8 Jul 2012

DIY Book Scanner

My job this summer is to turn these parts:

Parts for DIY Hackerspace Book Scanner

… into this:

DIY Book Scanner
Photo by Dan Reetz

The parts on the table above are only some of what I’ll need: cameras, assorted technical bits and bobs, glass, and paint will also need to happen. The kit — and the Open Hardware plans on which its based [.zip file] — are from Dan Reetz and the community at DIYBookScanner.org. Dan’s been at this for many years: I built a version of the (much smaller) earlier design back when I lived in Seattle. This new iteration is branded the “Hackerspace Scanner”, in the sense that it has the scale and complexity to serve well in that context.

The key innovation of this project, in my opinion, is that it solves one big problem while purposefully not solving another. The problem it leaves unsolved is automatic page turning: you can find scanners that do this all robotically, with fancy vacuums, but they’re extremely expensive. Google themselves, as we can readily see, prefers to keep humans in the middle of this process.

So if there are no fancy robots turning the pages, how do you process a whole book in a reasonable amount of time? The answer is a system of pulleys and bungie cords, which counterbalance the V-shaped glass bracket which keeps both sides of the volume flat and ready to be photographed cleanly.
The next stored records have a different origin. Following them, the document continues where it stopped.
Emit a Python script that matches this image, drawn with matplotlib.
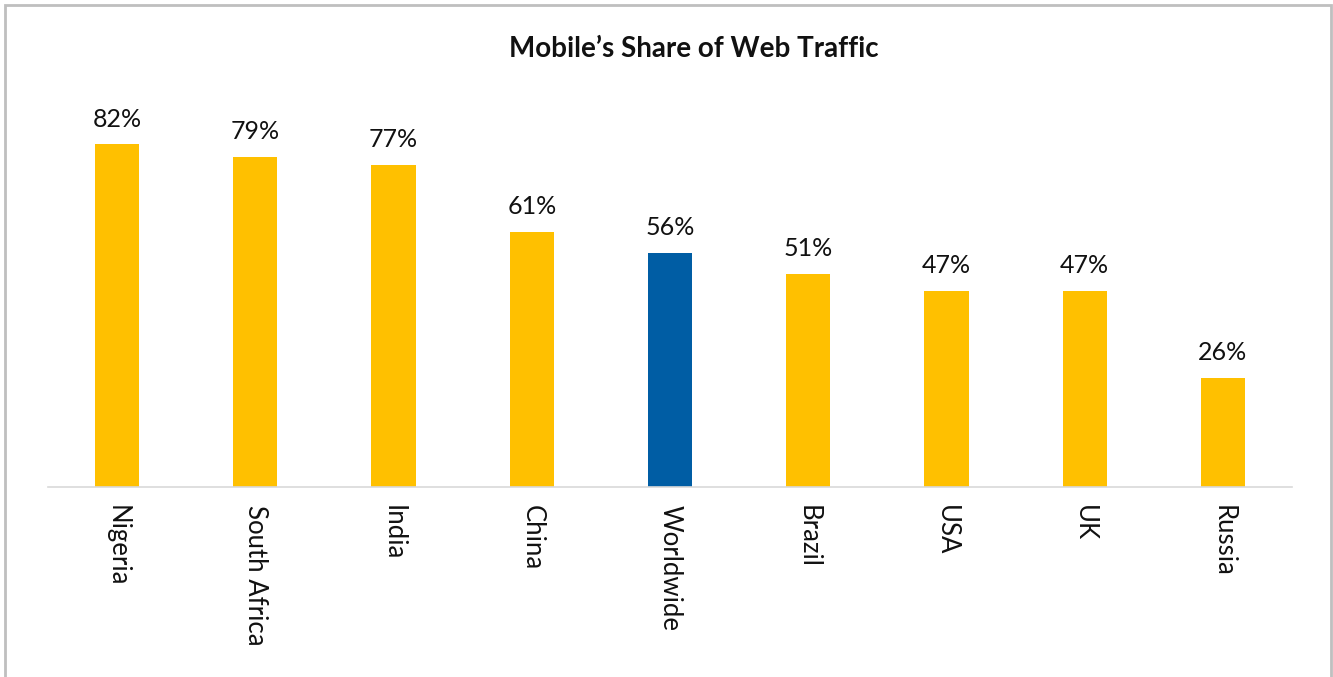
import matplotlib.pyplot as plt
from matplotlib.patches import Rectangle

# Mobile share of web traffic per country (%)
countries = ['Nigeria', 'South Africa', 'India', 'China', 'Worldwide',
             'Brazil', 'USA', 'UK', 'Russia']
share = [82, 79, 77, 61, 56, 51, 47, 47, 26]
highlight = 'Worldwide'

YELLOW = '#FFC000'
BLUE = '#005DA4'

plt.rcParams['font.family'] = ['Lato', 'DejaVu Sans']

fig = plt.figure(figsize=(13.33, 6.77), dpi=100)
ax = fig.add_axes([48 / 1333, (677 - 487) / 677, (1292 - 48) / 1333, 376 / 677])

colors = [BLUE if c == highlight else YELLOW for c in countries]
x = range(len(countries))
bars = ax.bar(x, share, width=0.32, color=colors)

for b, v in zip(bars, share):
    ax.annotate(f'{v}%', xy=(b.get_x() + b.get_width() / 2, v),
                xytext=(0, 10), textcoords='offset points',
                ha='center', va='bottom', fontsize=18, color='#111111')

ax.set_xlim(-0.5, len(countries) - 0.5)
ax.set_ylim(0, 90)
ax.set_xticks(list(x))
ax.set_xticklabels(countries, rotation=270, fontsize=18.5, color='#111111',
                   va='top', ha='center')
ax.tick_params(axis='x', length=0, pad=13)
ax.set_yticks([])
for side in ['top', 'right', 'left']:
    ax.spines[side].set_visible(False)
ax.spines['bottom'].set_color('#d9d9d9')
ax.spines['bottom'].set_linewidth(1.2)

fig.text(694 / 1333, 1 - 49 / 677, 'Mobile\u2019s Share of Web Traffic',
         ha='center', va='center', fontsize=20, fontweight='bold', color='#111111')

# grey frame around the chart area
fig.patches.append(Rectangle((5 / 1333, -0.05), 1326 / 1333, 1.05 - 5 / 677,
                             transform=fig.transFigure, fill=False,
                             edgecolor='#bfbfbf', linewidth=2))

fig.savefig('out.png', dpi=100)
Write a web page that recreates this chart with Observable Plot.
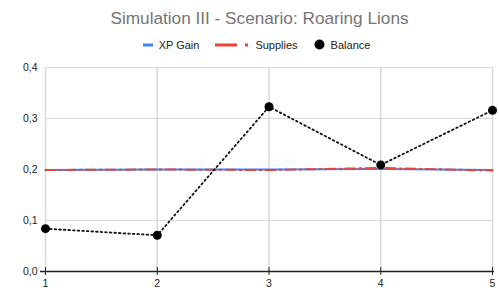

Attached to the handle which lets you raise and lower the bracket easily is a bicycle handbrake, which can be been repurposed to either 1) trigger physical remote shutters, if you use DSLRs, or 2) actuate some kind of software-based USB signal to custom CHDK firmware on Canon point-and-shoots. Either way, you can integrate the raising, page-turning, lowering, and photographing steps into one (relatively) simple motion.

I’ll try to document my progress here on the blog as the project goes forward.